Dans les 4 mois en Ukraine, 80.000 enfants naîtront. Est-on certain qu’ils seront vaccinés ?

De plus, même si les combats cessent et que l’aide médical arrive, les enfants qui auraient dû se faire vacciner à un certain âge ne l’ont pas été. "C’est un vrai problème. On sait que quand la fenêtre de vaccination optimale est dépassée, alors, l’efficacité du vaccin est moindre", précise Debby Guha-Sapir.

Troisièmement, la rupture des stocks. Les aéroports sont détruits ou capturés, les routes ne sont plus praticables et les communications sont perturbées. Cela crée un vrai problème pour constituer des stocks. "Egalement, la plupart des pays en guerre sont sous sanctions", précise la professeure. Dès lors, même si ces sanctions ne visent pas l’importation de matériel médical, la diminution de la disponibilité des moyens de transport entre le pays en guerre et le monde, résulte en la réduction de livraisons de vaccins et de matériel médical.

"Le manque de carburant est lui aussi un problème majeur. Cela signifie que même si du matériel médical arrive dans le pays, il n’est pas certain qu’il puisse être acheminé dans les zones reculées, où ce matériel est nécessaire", ajoute Debby Guha-Sapir.

La spécialiste souhaite mettre en évidence d’autres maladies qui font des ravages dans les pays en guerre ou les plus pauvres comme les maladies diarrhéiques : "Ce sont des maladies très dangereuses pour les enfants malnutris. La propagation de ces maladies passe par l’eau contaminée. Tout ça est dû à la destruction des infrastructures civiles comme les systèmes d’alimentation en eau potable. J’ai pu le voir en Syrie ou au Yémen".

La professeure met en garde sur ce sujet, en précisant que si la guerre continue et surtout s’intensifie, il est tout à fait possible de voir des épidémies, longtemps oubliées en Europe, resurgir.

Une réponse humanitaire décisive

Le Bangladesh avait accueil 1,2 million de réfugiés rohingyas, qui étaient dans une situation humanitaire et sanitaire catastrophique. Le pays est soumis à des épidémies récurrentes (paludisme, dingue, diarrhée, …) dues à sa localisation géographique et à son climat humide.

Pour ces raisons, les taux de vaccination dans le pays se sont beaucoup améliorés avec les années chez les Bangladais. Les Rohingyas, forcés l'exil, souffraient quant à eux, d’une couverture vaccinale extrêmement basse.
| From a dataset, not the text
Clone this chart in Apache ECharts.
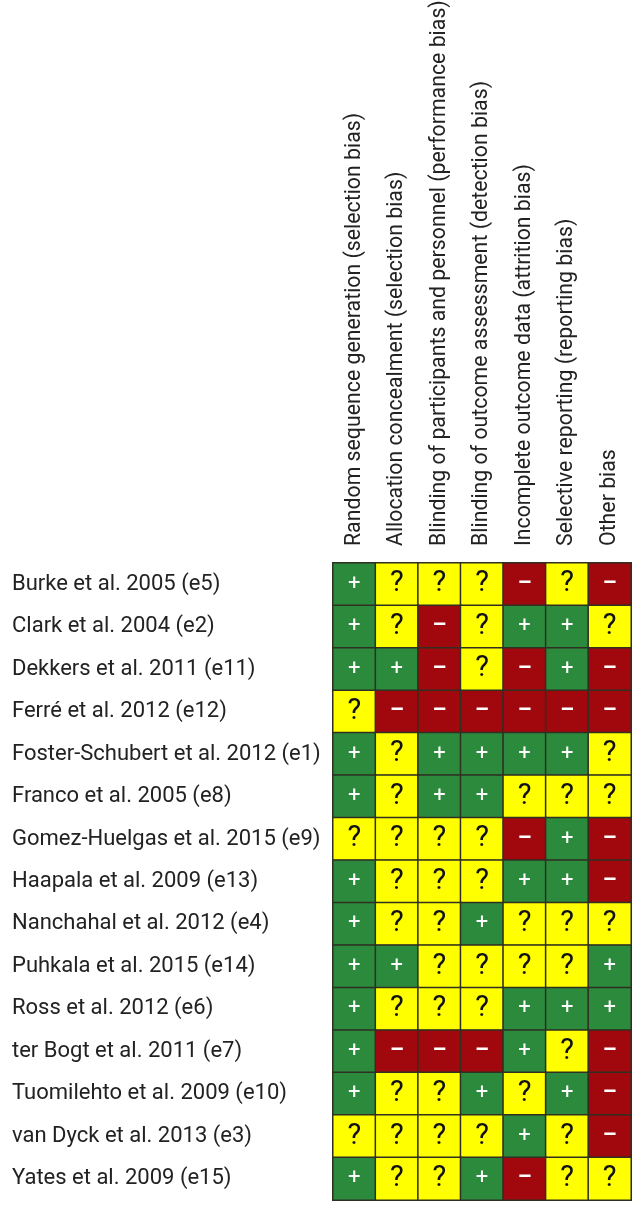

Pour répondre à cette situation, Debby Guha-Sapir explique que la réaction humanitaire a été rapide et décisive : "Les humanitaires sont arrivés rapidement. Ils ont installé des latrines et ont soigné les réfugiés. Résultats ? Les Rohingyas étaient, après la réception de cette aide, dans une meilleure situation sanitaire que les Bangladais de la région. Cela fait dix à quinze ans que la réponse humanitaire s’est grandement améliorée. Les ONG sont devenues très professionnelles, elles sont agiles et arrivent à trouver des solutions créatives…".

Ainsi, Debby Guha-Sapir se montre optimiste quant à l’efficacité de la réponse humanitaire en Ukraine.